From the entries below, print exactly the span beginning with the line holding "Output the component" and ending with the line holding "const FS = 14.4;", endpoints included, and skip any pictures.

___ Material shown

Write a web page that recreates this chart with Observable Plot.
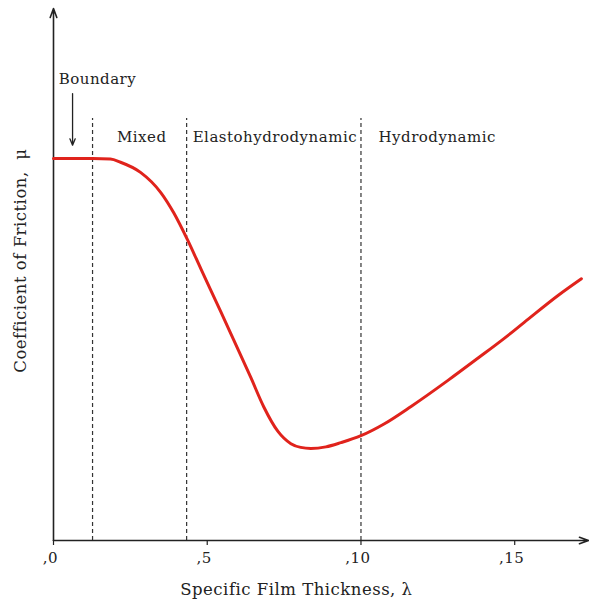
<!DOCTYPE html>
<html>
<head>
<meta charset="utf-8">
<script src="https://cdn.jsdelivr.net/npm/d3@7"></script>
<script src="https://cdn.jsdelivr.net/npm/@observablehq/plot@0.6"></script>
<style>
  html, body { margin: 0; padding: 0; background: #fff; }
</style>
</head>
<body>
<div id="chart"></div>
<script>
// Stribeck curve (arbitrary units for mu)
const lambda = [0, 1.27, 1.85, 2.18, 2.83, 3.49, 3.91, 4.36, 4.79, 5.11, 5.44, 5.86, 6.42, 6.84, 7.30, 7.72, 8.04, 8.37, 8.86, 9.35, 10.0, 10.75, 11.63, 12.83, 13.81, 14.66, 15.31, 16.42, 17.17];
const mu     = [71.8, 71.8, 71.7, 71.1, 69.2, 65.4, 61.6, 56.5, 51.1, 47.1, 43.0, 37.7, 30.6, 25.1, 20.5, 18.2, 17.5, 17.3, 17.6, 18.4, 19.7, 21.9, 25.2, 30.1, 34.3, 38.0, 41.0, 46.1, 49.2];

// Regime boundaries (dashed lines)
const boundaries = [1.27, 4.33, 10.0];

// Regime labels
const regimeNames = ["Mixed", "Elastohydrodynamic", "Hydrodynamic"];
const regimeX = [2.87, 7.2, 12.48];

const boundaryLabel = "Boundary";
const xTicks = [0, 5, 10, 15];
const xTickLabels = [",0", ",5", ",10", ",15"];
const xTitle = "Specific Film Thickness, λ";
const yTitle = "Coefficient of Friction,  μ";

const curve = lambda.map((l, i) => ({lambda: l, mu: mu[i]}));

const chart = Plot.plot({
  width: 589,
  height: 603,
  marginLeft: 53,
  marginRight: 1,
  marginTop: 8,
  marginBottom: 63,
  x: {domain: [0, 17.4], axis: null},
  y: {domain: [0, 100], axis: null},
  style: {fontFamily: "'DejaVu Serif', serif", background: "#fff", color: "#222", letterSpacing: "0.5px"},
  marks: [
    // dashed regime boundaries
    Plot.ruleX(boundaries, {x: d => d, y1: 0, y2: 79.3, stroke: "#333", strokeWidth: 1.2, strokeDasharray: "4,3"}),
    // axes with arrow heads
    Plot.arrow([0], {x1: 0, y1: 0, x2: 0, y2: 100, stroke: "#222", strokeWidth: 1.6, headLength: 9, headAngle: 40}),
    Plot.arrow([0], {x1: 0, y1: 0, x2: 17.4, y2: 0, stroke: "#222", strokeWidth: 1.6, headLength: 9, headAngle: 40}),
    // x ticks
    Plot.ruleX(xTicks, {x: d => d, y1: 0, y2: 0, insetBottom: -5, stroke: "#222", strokeWidth: 1.2}),
    Plot.text(xTicks, {x: d => d, y: 0, text: (d, i) => xTickLabels[i], dy: 18, dx: -3, fontSize: 15, fill: "#222"}),
    // curve
    Plot.line(curve, {x: "lambda", y: "mu", stroke: "#e0231c", strokeWidth: 3, curve: "monotone-x"}),
    // boundary label and arrow
    Plot.text([boundaryLabel], {x: 1.43, y: 86.8, text: d => d, fontSize: 15, fill: "#222"}),
    Plot.arrow([0], {x1: 0.62, y1: 84.0, x2: 0.62, y2: 74.3, stroke: "#222", strokeWidth: 1.3, headLength: 8, headAngle: 45}),
    // regime labels
    Plot.text(regimeNames, {x: (d, i) => regimeX[i], y: 75.9, text: d => d, fontSize: 15, fill: "#222"}),
    // axis titles
    Plot.text([xTitle], {x: 7.9, y: 0, text: d => d, dy: 49, fontSize: 16.5, fill: "#222"}),
    Plot.text([yTitle], {frameAnchor: "left", dx: -33, y: 52.6, text: d => d, rotate: -90, textAnchor: "middle", fontSize: 16.5, fill: "#222"})
  ]
});
document.getElementById("chart").appendChild(chart);
</script>
</body>
</html>
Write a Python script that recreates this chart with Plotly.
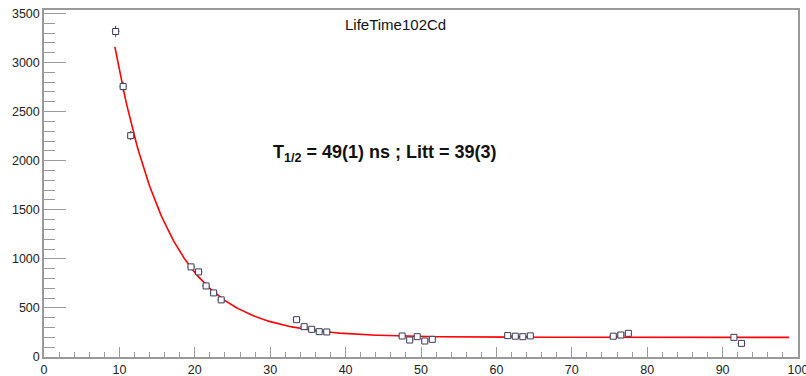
import numpy as np
import plotly.graph_objects as go

# Measured decay points (time in 10 ns units, counts)
time = [9.5, 10.5, 11.5, 19.5, 20.5, 21.5, 22.5, 23.5,
        33.5, 34.5, 35.5, 36.5, 37.5,
        47.5, 48.5, 49.5, 50.5, 51.5,
        61.5, 62.5, 63.5, 64.5,
        75.5, 76.5, 77.5,
        91.5, 92.5]
counts = [3316, 2755, 2255, 918, 867, 724, 653, 582,
          380, 309, 282, 258, 255,
          214, 173, 207, 163, 180,
          218, 212, 207, 215,
          212, 224, 241,
          200, 139]
count_err = [58, 52, 47, 30, 29, 27, 26, 24,
             19, 18, 17, 16, 16,
             15, 13, 14, 13, 13,
             15, 15, 14, 15,
             15, 15, 16,
             14, 12]
time_err = [0.5] * len(time)

# Exponential-plus-background fit parameters
T_HALF_NS = 49.0
NS_PER_UNIT = 10.0
FIT_START = 9.4
FIT_END = 98.8
FIT_AMPL = 2960.0
FIT_BKG = 200.0

t_half = T_HALF_NS / NS_PER_UNIT
fit_t = np.linspace(FIT_START, FIT_END, 400)
fit_y = FIT_AMPL * np.exp(-np.log(2) / t_half * (fit_t - FIT_START)) + FIT_BKG

W, H = 806, 376
ML, MR, MT, MB = 44, 8, 10, 19

fig = go.Figure()

fig.add_trace(go.Scatter(
    x=fit_t, y=fit_y, mode="lines",
    line=dict(color="#ff0000", width=1.6),
    hoverinfo="skip", showlegend=False,
))

fig.add_trace(go.Scatter(
    x=time, y=counts, mode="markers",
    marker=dict(symbol="square", size=6, color="white",
                line=dict(width=1, color="#3a3a55")),
    error_y=dict(type="data", array=count_err, color="#4040b0",
                 thickness=1, width=0),
    error_x=dict(type="data", array=time_err, color="#4040b0",
                 thickness=1, width=0),
    showlegend=False,
))

font_family = "Liberation Sans, Arial, sans-serif"
axis_font = dict(family=font_family, size=12.5, color="#222")
frame_col = "#9a9a9a"

fig.update_layout(
    width=W, height=H,
    margin=dict(l=ML, r=MR, t=MT, b=MB, autoexpand=False),
    paper_bgcolor="white", plot_bgcolor="white",
    font=axis_font,
    xaxis=dict(
        range=[0, 100], dtick=10, tick0=0,
        ticks="inside", ticklen=10, tickcolor=frame_col, tickwidth=1,
        minor=dict(dtick=2, ticks="inside", ticklen=5, tickcolor=frame_col),
        showgrid=False, zeroline=False, automargin=False,
        ticklabeloverflow="allow",
        showline=True, linecolor=frame_col, linewidth=1.5, mirror=True,
        tickfont=axis_font,
    ),
    yaxis=dict(
        range=[0, 3535], dtick=500, tick0=0,
        ticks="inside", ticklen=22, tickcolor=frame_col, tickwidth=1,
        minor=dict(dtick=100, ticks="inside", ticklen=11, tickcolor=frame_col),
        showgrid=False, zeroline=False, automargin=False,
        ticklabeloverflow="allow",
        showline=True, linecolor=frame_col, linewidth=1.5, mirror=True,
        tickfont=axis_font,
    ),
)


def px_to_paper(px, py):
    """Convert canvas pixel coordinates to paper coordinates."""
    return ((px - ML) / (W - ML - MR), 1 - (py - MT) / (H - MT - MB))


tx, ty = px_to_paper(395, 25)
fig.add_annotation(text="LifeTime102Cd", x=tx, y=ty, xref="paper", yref="paper",
                   xanchor="center", yanchor="middle", showarrow=False,
                   font=dict(family=font_family, size=15, color="#111"))

lx, ly = px_to_paper(385, 153)
fig.add_annotation(text="<b>T<sub>1/2</sub> = %d(1) ns ; Litt = 39(3)</b>" % T_HALF_NS,
                   x=lx, y=ly, xref="paper", yref="paper",
                   xanchor="center", yanchor="middle", showarrow=False,
                   font=dict(family=font_family, size=18, color="#111"))

fig.write_html("out.html")
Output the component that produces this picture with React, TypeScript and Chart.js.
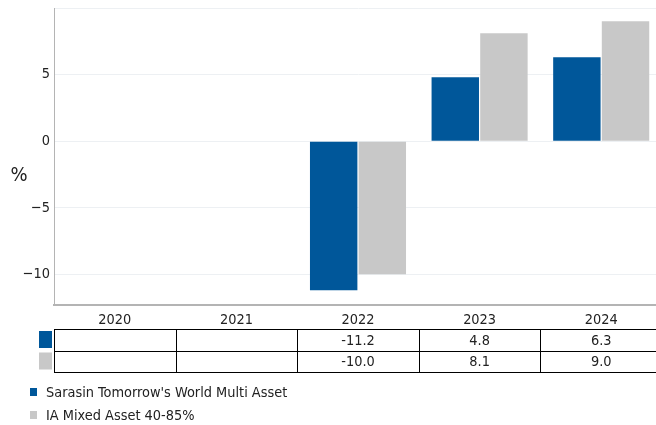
import React, { useEffect, useRef } from 'react';
import { Chart, registerables } from 'chart.js';
Chart.register(...registerables);

const categories = ['2020', '2021', '2022', '2023', '2024'];
const seriesNames = ["Sarasin Tomorrow's World Multi Asset", 'IA Mixed Asset 40-85%'];
const fundValues: (number | null)[] = [null, null, -11.2, 4.8, 6.3];
const sectorValues: (number | null)[] = [null, null, -10.0, 8.1, 9.0];
const seriesColors = ['#00579A', '#C8C8C8'];
const yTickValues = [-10, -5, 0, 5, 10];
const yTickLabels = ['−10', '−5', '0', '5', ''];
const yMin = -12.3;
const yMax = 10;
const yAxisLabel = '%';

const FONT = "'DejaVu Sans Condensed', 'DejaVu Sans', sans-serif";
const TEXT = '#222222';
const FS = 14.4;

const tablePlugin = {
  id: 'tableLegend',
  afterDraw(chart: any) {
    const ctx = chart.ctx;
    const xs = chart.scales.x;
    const area = chart.chartArea;
    const n = categories.length;
    const colW = (area.right - area.left) / n;
    ctx.save();
    ctx.font = `${FS}px ${FONT}`;
    ctx.fillStyle = TEXT;
    ctx.textAlign = 'center';
    ctx.textBaseline = 'middle';
    categories.forEach((c, i) => {
      ctx.fillText(c, xs.getPixelForValue(i), 320.5);
    });
    const rowTop = 329;
    const rowH = 21.5;
    const series = [fundValues, sectorValues];
    series.forEach((vals, r) => {
      vals.forEach((v, i) => {
        if (v === null) return;
        ctx.fillText(v.toFixed(1), xs.getPixelForValue(i), rowTop + rowH * r + rowH / 2 + 1.5);
      });
      ctx.fillStyle = seriesColors[r];
      ctx.fillRect(39, rowTop + rowH * r + 2, 13, 17);
      ctx.fillStyle = TEXT;
    });
    ctx.strokeStyle = '#000';
    ctx.lineWidth = 1;
    ctx.beginPath();
    for (let r = 0; r <= series.length; r++) {
      const y = Math.round(rowTop + rowH * r) + 0.5;
      ctx.moveTo(area.left, y);
      ctx.lineTo(area.right, y);
    }
    for (let i = 0; i <= n; i++) {
      const x = Math.round(area.left + colW * i) + 0.5;
      ctx.moveTo(x, Math.round(rowTop) + 0.5);
      ctx.lineTo(x, Math.round(rowTop + rowH * series.length) + 0.5);
    }
    ctx.stroke();
    ctx.textAlign = 'left';
    seriesNames.forEach((name, r) => {
      const cy = 393 + r * 23;
      ctx.fillStyle = seriesColors[r];
      ctx.fillRect(30, cy - 5, 7, 8);
      ctx.fillStyle = TEXT;
      ctx.fillText(name, 46, cy);
    });
    ctx.textAlign = 'center';
    ctx.font = `20px ${FONT}`;
    ctx.fillText(yAxisLabel, 19, 176);
    ctx.restore();
  },
};

export default function App() {
  const ref = useRef<HTMLCanvasElement>(null);
  useEffect(() => {
    document.body.style.margin = '0';
    const chart = new Chart(ref.current!, {
      type: 'bar',
      data: {
        labels: categories,
        datasets: [
          {
            label: seriesNames[0],
            data: fundValues,
            backgroundColor: seriesColors[0],
            categoryPercentage: 0.8,
            barPercentage: 0.975,
          },
          {
            label: seriesNames[1],
            data: sectorValues,
            backgroundColor: seriesColors[1],
            categoryPercentage: 0.8,
            barPercentage: 0.975,
          },
        ],
      },
      options: {
        responsive: false,
        animation: false,
        devicePixelRatio: 1,
        layout: { padding: { left: 0, right: 0, top: 8, bottom: 120 } },
        plugins: { legend: { display: false }, tooltip: { enabled: false } },
        scales: {
          x: {
            grid: { display: false },
            border: { display: true, color: '#B4B4B4', width: 2 },
            ticks: { display: false },
            afterFit: (s: any) => { s.height = 0; s.paddingLeft = 0; s.paddingRight = 0; },
          },
          y: {
            min: yMin,
            max: yMax,
            afterBuildTicks: (s: any) => {
              s.ticks = yTickValues.map((v) => ({ value: v }));
            },
            grid: { color: '#EDF0F3', drawTicks: false },
            border: { display: true, color: '#B4B4B4', width: 1 },
            ticks: {
              padding: 4,
              color: TEXT,
              font: { family: FONT, size: FS },
              callback: (v: any) => {
                const idx = yTickValues.indexOf(Number(v));
                return idx >= 0 ? yTickLabels[idx] : '';
              },
            },
            afterFit: (s: any) => { s.width = 54; s.paddingTop = 0; s.paddingBottom = 0; },
          },
        },
      },
      plugins: [tablePlugin],
    });
    return () => chart.destroy();
  }, []);
  return (
    <div style={{ position: 'fixed', left: 0, top: 0, width: 656, height: 425, overflow: 'hidden', background: '#fff' }}>
      <canvas ref={ref} width={662} height={425} style={{ display: 'block' }} />
    </div>
  );
}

______

▸ Written answer
Output the component that produces this picture with React, TypeScript and Chart.js.
import React, { useEffect, useRef } from 'react';
import { Chart, registerables } from 'chart.js';
Chart.register(...registerables);

const categories = ['2020', '2021', '2022', '2023', '2024'];
const seriesNames = ["Sarasin Tomorrow's World Multi Asset", 'IA Mixed Asset 40-85%'];
const fundValues: (number | null)[] = [null, null, -11.2, 4.8, 6.3];
const sectorValues: (number | null)[] = [null, null, -10.0, 8.1, 9.0];
const seriesColors = ['#00579A', '#C8C8C8'];
const yTickValues = [-10, -5, 0, 5, 10];
const yTickLabels = ['−10', '−5', '0', '5', ''];
const yMin = -12.3;
const yMax = 10;
const yAxisLabel = '%';

const FONT = "'DejaVu Sans Condensed', 'DejaVu Sans', sans-serif";
const TEXT = '#222222';
const FS = 14.4;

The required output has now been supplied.